An odd bobbing and fluttering of a bird, like that of a Spotted Sandpiper and on the bank where one of those might be expected, caught my eye at The Stockpond but no, it is not a sandpiper. It’s a Northern Waterthrush! Immediately after, there arrived another Solitary Sandpiper in butterfly flight, pretty tail spread.
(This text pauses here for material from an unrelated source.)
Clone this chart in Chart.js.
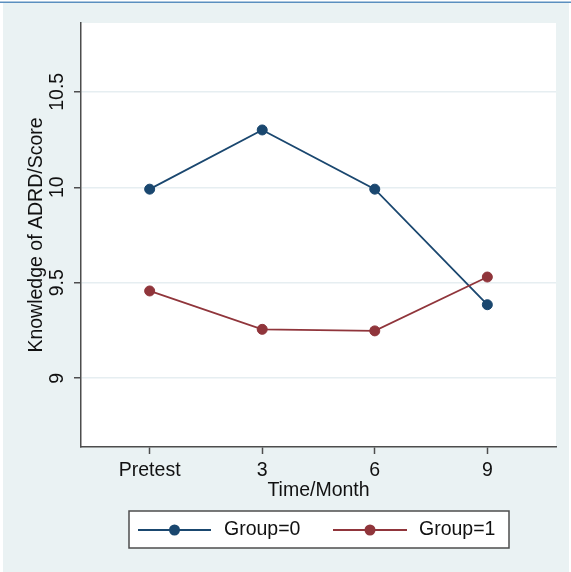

I’m joined at lunch at The Stockpond by a single Barn Swallow come to dip its bill in the water, and I realize that I’ve hardly seen one of them here since May. Not that they aren’t present nearby–indeed they nest abundantly (and some say, make themselves a nuisance) in patio eaves and barns all around us. With so much water flowing in The River, it’s there out of my sight where they’ve probably spent the summer coming to drink. The Waterthrush that arrived this morning is jumpy, flies off into the bosque whenever I move, but the hunger of the trip it must have been on to get here overcomes its fears. Dragonflies docked in pairs are dropping eggs just off the muddy edges, and a young Great Blue Heron comes to spend the afternoon.

August 28, 2013

Huge, very colorful grasshoppers, the “Horse Lubbers”, are piling up in roadkill masses and slimed into the paved road off to the south, others of their kind cannibalizing the corpses and being squashed into corpses themselves to add to the buffet–a circle of death, a true desert noir story. Not many of them in the pastures yet. The name, Lubber, is intriguing–I ponder the etymology of the entomology. A big, blundering person who hasn’t got his sea-legs yet?

[…]

Green Walking Stick insects are moving in the grasses. One Yellow-headed Blackbird flies over, now that they can be considered common here, as opposed to the ones that’ve been visiting all summer when authorities say they’re rarer than rare.

The Great Blue Heron at The Stockpond has become much less scared, the frogs become more so at least while the monstrous bird is around. They’re nowhere to be seen while the heron is on the hunt.